His finances could be further strained by his other civil and criminal legal battles, James added, including a January jury verdict ordering him to pay $83.3 million in damages for defaming writer E. Jean Carroll.

Trump “has substantial liabilities that may reduce his liquid assets further, including other outstanding money judgments against him, and he faces multiple criminal indictments,” she wrote, pointing to that verdict.

Without a full bond, the civil fraud defendants — Trump, his two adult sons, his company and its top executives — might also try to “evade” or exacerbate enforcement of the judgment if they lose the appeal, James warned.

She urged the appeals court to reject Trump’s bid to stay the judgment with a $100 million bond, less than a quarter of the total amount awarded by Manhattan Supreme Court Judge Arthur Engoron.

Attorneys for Trump did not immediately respond to CNBC’s request for comment on James’ filing.

The defense lawyers had argued that the smaller bond amount was enough to secure the judgment, when coupled with the continuing oversight of the Trump Organization’s assets by a court-appointed financial monitor.

New York Attorney General Letitia James sits in the courtroom during the civil fraud trial of former President Donald Trump and his children at New York State Supreme Court on November 03, 2023 in New York City.
David Sanders | Getty Images

They claimed that it would be “impossible” for them to secure a full appeal bond, which could be set at 120% of the judgment — more than $550 million — since that judgment also barred Trump from applying for loans in New York.

James challenged that claim, writing that the defendants “fail to provide information about what steps (if any) they have taken to secure an undertaking prior to filing their motion.”

They have not yet shown that Trump — a professed multi-billionaire who said in a deposition last year that he holds more than $400 million in cash — has tried and failed to obtain a bond, she noted. The ban on borrowing is also no obstacle, because appeal bonds are not loans, she wrote.

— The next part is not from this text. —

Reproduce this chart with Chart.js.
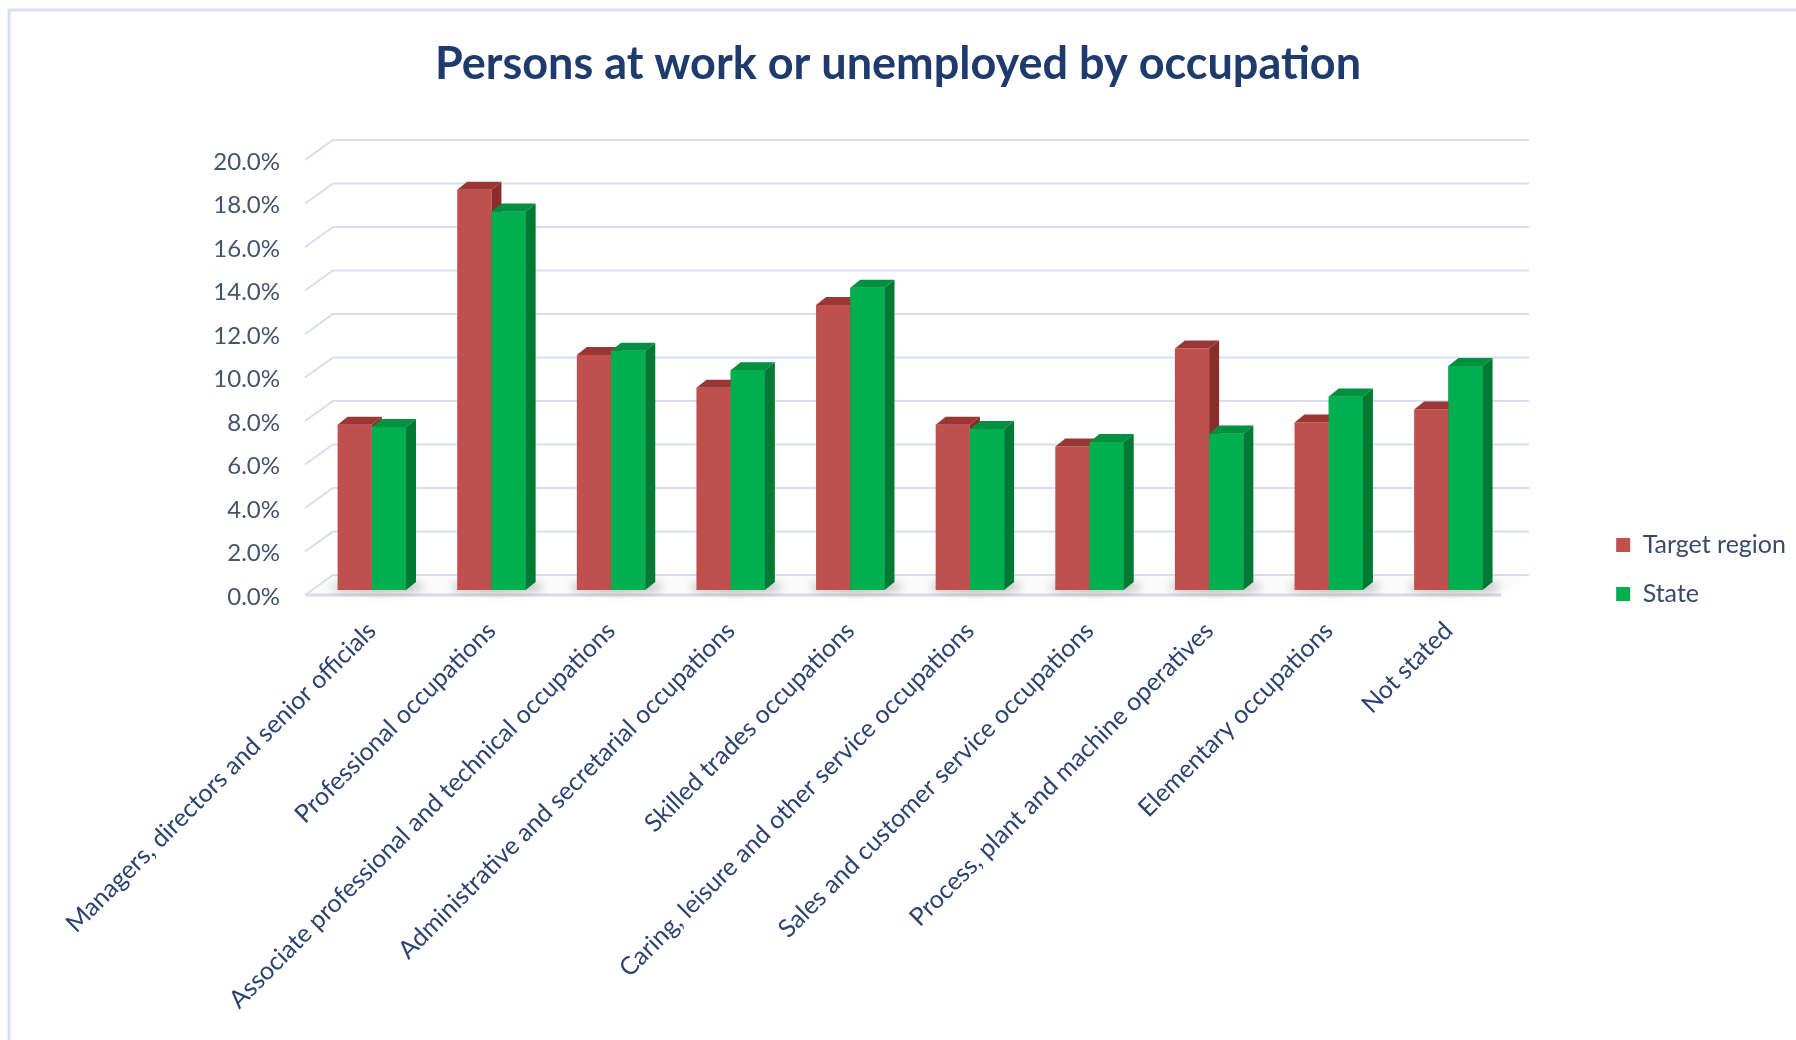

Appeal bonds are intended to ensure that the person awarded damages at trial will be able to collect that money if the verdict is upheld on appeal. The person posting the bond will get their deposit back if they win their appeal.

New York appeals court Judge Anil Singh on Feb. 28 rejected the $100 million bond proposal, but allowed the defendants to continue doing business in New York and lifted the ban on seeking loans.

That temporary ruling is in effect before a full panel of appeals court judges is set to consider the matter next week.

Meanwhile, Trump on Friday posted a $91.6 million bond as he appeals a federal civil jury verdict finding him liable for defaming Carroll after she came forward to accuse him of raping her in the mid-1990s.

That was the second jury to order Trump to pay Carroll damages for defamation. The presumptive Republican presidential nominee has continued to attack Carroll, prompting her lawyers to suggest that they might file another defamation lawsuit.